Dalam kajian psikologi sastra, akan berusaha mengungkap psikoanalisa kepribadian yang dipandang meliputi tiga unsur kejiwaan, yaitu id, ego dan super ego. Ketiga sistem tersebut saling berkaitan serta membentuk totalitas dan tingkah laku manusia yang tak lain merupakan produk integrasi ketiganya.
Id adalah aspek kepribadian yang ‘gelap’ dalam bawah sadar manusia yang berisi insting dan nafsu-nafsu tak kenal nilai dan agaknya berupa ‘energi buta’. Ego adalah kepribadian implementatif, yaitu berupa kontak dengan dunia luar. Ego merupakan bagian ambang sadar dan kesadaran. Antara sistem tak sadar (id) dengan sistem sadar (ego) ada satu bagian yang memegang pernan penting yaitu sensor yang dinamakan super ego  yang mengontrol dorongan-dorongan ‘buta’ id tersebut. Super ego berisi nilai-nilai atau aturan yang bersifat evaluative menyangkut baik dan buruk.
E.     Tokoh Marrie Pattiwael dalam Pandangan Psikologi Freud
Cerita berawal dari sebuah keluarga di sebuah kompleks orang-orang miskin dan orang-orang pensiunan.
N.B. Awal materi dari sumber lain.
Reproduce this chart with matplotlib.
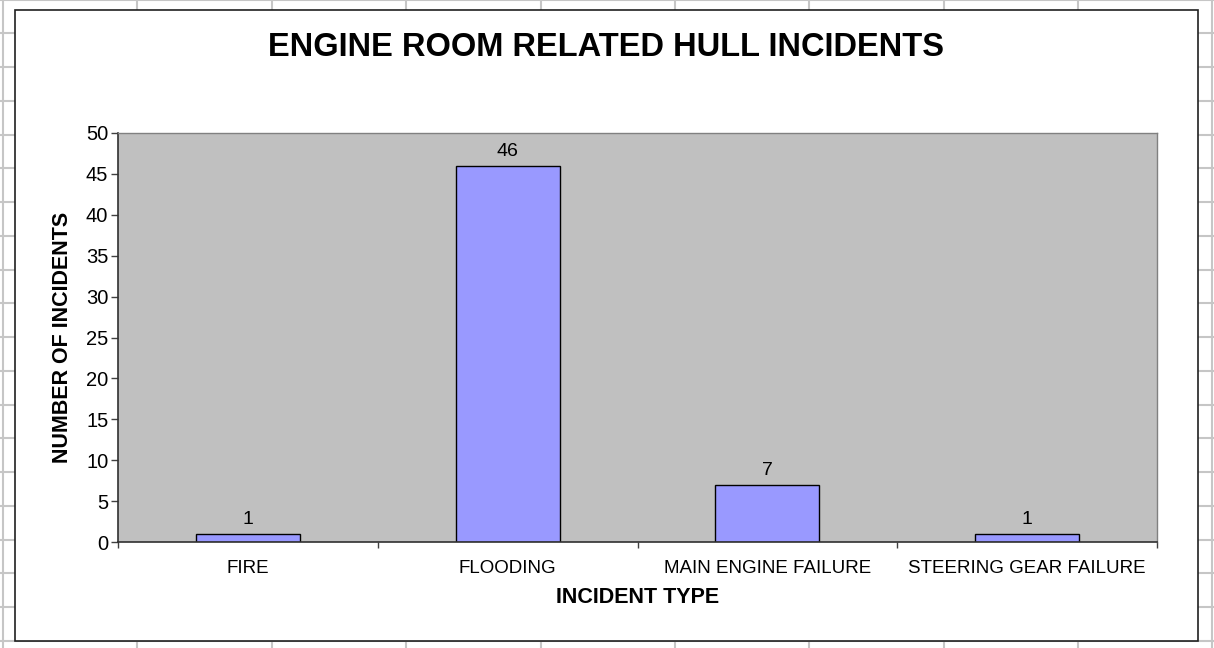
import matplotlib
matplotlib.use("Agg")
import matplotlib.pyplot as plt
from matplotlib.lines import Line2D
from matplotlib.patches import Rectangle

categories = ["FIRE", "FLOODING", "MAIN ENGINE FAILURE", "STEERING GEAR FAILURE"]
values = [1, 46, 7, 1]
y_ticks = [0, 5, 10, 15, 20, 25, 30, 35, 40, 45, 50]

W, H = 1214, 648
plt.rcParams['font.family'] = ['Liberation Sans', 'DejaVu Sans']
fig = plt.figure(figsize=(W / 100, H / 100), dpi=100)

# spreadsheet background grid
grid_c = '#c6c6c6'
for x in [3, 137, 272, 406, 541, 675, 809, 944, 1078, 1212]:
    fig.add_artist(Line2D([x / W, x / W], [0, 1], color=grid_c, lw=1.5, zorder=-3))
for k in range(0, 21):
    y = -0.5 + 33.75 * k
    fig.add_artist(Line2D([0, 1], [1 - y / H, 1 - y / H], color=grid_c, lw=1.5, zorder=-3))

# chart area box
fig.add_artist(Rectangle((15 / W, 1 - 641 / H), (1198 - 15) / W, (641 - 10) / H,
                         facecolor='white', edgecolor='#202020', lw=1.2, zorder=-1))

ax = fig.add_axes([118 / W, 1 - 542 / H, (1157 - 118) / W, (542 - 133) / H])
ax.set_facecolor('#C0C0C0')
x = list(range(len(categories)))
bars = ax.bar(x, values, width=0.4, color='#9999FF', edgecolor='black', linewidth=1.0)
for xi, v in zip(x, values):
    ax.annotate(str(v), (xi, v), xytext=(0, 4), textcoords='offset points',
                ha='center', va='bottom', fontsize=14, color='black')

ax.set_xlim(-0.5, 3.5)
ax.set_ylim(0, 50)
ax.set_yticks(y_ticks)
ax.set_yticklabels([str(t) for t in y_ticks], fontsize=14.5)
ax.set_xticks(x)
ax.set_xticklabels(categories, fontsize=13.5)
ax.set_xticks([-0.5, 0.5, 1.5, 2.5, 3.5], minor=True)
ax.tick_params(axis='x', which='major', length=0, pad=13)
ax.tick_params(axis='x', which='minor', length=4, direction='out', width=1, color='#404040')
ax.tick_params(axis='y', length=5, direction='out', width=1, color='#404040', pad=2)

for s in ['top', 'right']:
    ax.spines[s].set_color('#808080')
    ax.spines[s].set_linewidth(1)
for s in ['left', 'bottom']:
    ax.spines[s].set_color('#303030')
    ax.spines[s].set_linewidth(1.2)

ax.set_xlabel('INCIDENT TYPE', fontsize=15.5, fontweight='bold', labelpad=7)
ax.set_ylabel('NUMBER OF INCIDENTS', fontsize=15.5, fontweight='bold', labelpad=9)

fig.text(606 / W, 1 - 48 / H, 'ENGINE ROOM RELATED HULL INCIDENTS',
         ha='center', va='center', fontsize=23.5, fontweight='bold')

fig.savefig('out.png', dpi=100)
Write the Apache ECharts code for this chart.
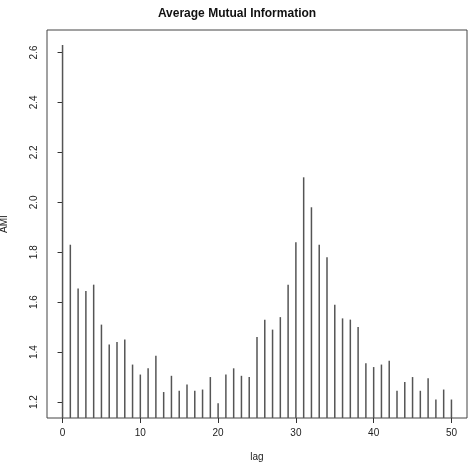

Di sana terdapat keluarga kecil Thomas Pattiwael dan istrinya Marrie Pattiwael yang memiliki dua orang anak yaitu Magda dan Benn. Tokoh  Marrie sosok ibu yang  mencari sesuatu yang dinginkan tapi kehidupan ekonomi keluaraganya sangat  lemah, sehingga dalam runah tangganya timbulah suatu titik permasalahan,

Dalam naskah drama ini digambarkan bagaimana permasalahan/pertentangan  antara id, ego dengan super ego. Pertentangan tersebut lebih mengarah pada pertentangan perekonomian dan kepuasan. Thomas adalah lelaki yang merasa tidak mendapat kepuasan atas servis istrinya sehingga ia harus keluar untuk mendapatkannya dengan wanita lain. Sementara Marry, seorang wanita yang otaknya dipenuhi permasalahan materi. Karana, Thomas semenjang pensiun, kehidupan keluaraganya semakin kekurangan untuk makan sehari-hari pun sangat susah, sehingga tokoh Marry egois terhapat suminya itu, walau sosok Marry egois dan cerewet Merrei sosok ibu yang sanyang terhdap keluraganya, walau pun sempat tergoncang emosinya kerena permasalahan perekonomian.